Sunday, May 1, 2011
Shifting around life dreams
It's been almost a week now since we learned the final IVF failed. It's been such a roller coaster year, more than a year actually. It started with the dream/hope of a third child, especially a daughter, then doctor visits upon visits, shots upon shots, an empty pink picture frame to be filled and pair of maternity jeans for a sort of new-age visualization boost. Then hoping, waiting, wondering.
One of the ironic costs of all that waiting and wondering is that I sometimes wasn't there emotionally as much as I could have been for the two beautiful children I already have been blessed with. I was so worried and hopeful and so attached to the someday visions of the little sister they were going to have, of her dolls, dollhouses, and pink dresses, she and I taking a coffee break together while shopping for her college clothes (I don't even drink coffee), Anika and Greg dancing at her wedding, that I often lost sight of the moment I was in.
So I ask myself the lessons to take from this. Obviously there is the importance of being in the moment. How many little real moments did I trade for these "Someday" moments I was creating in my head? Another is the lesson of gratitude. Imagine if all this had gone on eight and four years ago and I'd never had my sweet, wonderful two boys? A friend's husband was in a terrible accident a bit over a year ago. He is now in a wheelchair, unable to feed himself or use a bathroom. She says she looks back now and wonders if the accident had never happened, would she have continued to live day to day, taking for granted the blessings of health and mobility, of having a husband she could take a walk through the woods with? She is adjusting to a new reality and trying to find those happy moments in the moments as they unfold, taking less for granted.

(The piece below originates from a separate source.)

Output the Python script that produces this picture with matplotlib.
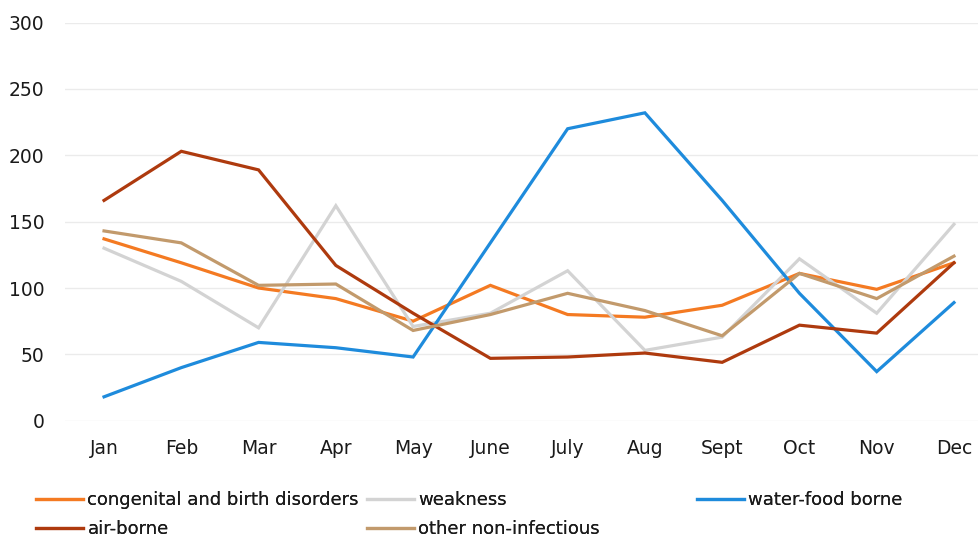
import matplotlib
matplotlib.use("Agg")
import matplotlib.pyplot as plt
import numpy as np

months = ["Jan", "Feb", "Mar", "Apr", "May", "June", "July", "Aug", "Sept", "Oct", "Nov", "Dec"]

congenital = [137, 119, 100, 92, 75, 102, 80, 78, 87, 111, 99, 119]
weakness = [130, 105, 70, 162, 71, 81, 113, 53, 63, 122, 81, 148]
water_food = [18, 40, 59, 55, 48, 134, 220, 232, 166, 96, 37, 89]
air_borne = [166, 203, 189, 117, 81, 47, 48, 51, 44, 72, 66, 119]
other_noninf = [143, 134, 102, 103, 68, 80, 96, 83, 64, 111, 92, 124]

series = [
    ("congenital and birth disorders", congenital, "#F47A22"),
    ("weakness", weakness, "#D3D3D3"),
    ("water-food borne", water_food, "#1E8BDC"),
    ("air-borne", air_borne, "#AE3A0E"),
    ("other non-infectious", other_noninf, "#C29A6C"),
]

plt.rcParams["font.family"] = ["DejaVu Sans"]

fig = plt.figure(figsize=(9.79, 5.40), dpi=100)
ax = fig.add_axes([0.0668, 0.2209, 0.9471, 0.7373])

x = np.arange(len(months))
handles = []
for label, vals, color in series:
    h, = ax.plot(x, vals, color=color, lw=2.3, label=label, solid_joinstyle="miter")
    handles.append(h)

ax.set_xlim(-0.5, len(months) - 0.5)
ax.set_ylim(0, 300)
ax.set_yticks(np.arange(0, 301, 50))
ax.set_xticks(x)
ax.set_xticklabels(months)
ax.grid(axis="y", color="#EBEBEB", lw=1)
ax.set_axisbelow(True)
for s in ax.spines.values():
    s.set_visible(False)
ax.tick_params(axis="both", length=0, labelsize=13.5, colors="#1a1a1a")
ax.tick_params(axis="y", pad=15)
ax.tick_params(axis="x", pad=13)

# legend laid out as three fixed-width columns
columns = [([0, 3], 36), ([1, 4], 367), ([2], 697)]
for idx, xpix in columns:
    leg = fig.legend([handles[i] for i in idx], [series[i][0] for i in idx],
                     loc="upper left", bbox_to_anchor=(xpix / 979, 1 - 491 / 540),
                     frameon=False, fontsize=13, handlelength=2.6,
                     handletextpad=0.25, labelspacing=0.62,
                     borderpad=0, borderaxespad=0)
    for t in leg.get_texts():
        t.set_color("#1a1a1a")
    fig.add_artist(leg)

fig.savefig("out.png", dpi=100)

A final lesson is one in detachment. Greg went to a Jesuit retreat awhile back and they talked a lot about the importance of detachment, of not putting your happiness into things outside yourself. In the abstract, this makes a lot of sense. No one and nothing should dictate your happiness. You choose to be happy or not. But then I think that many things outside me do make me happy: Greg, the kids, my parents, my garden, a good book, talking with a friend, walking my dog, working on my book with an iced tea and raisin bagel at my side. Without those and hundreds of others, surely I would have fewer happy moments in my life. But detachment is about the grasping, clinging, fearful quality of the wish that must come true for happiness to be felt. And I get that too.
So, signing off today, I endeavor to stay more in the moment, appreciate the myriad of blessings that I am constantly surrounded with, and let go and let God as to my dreams of a daughter.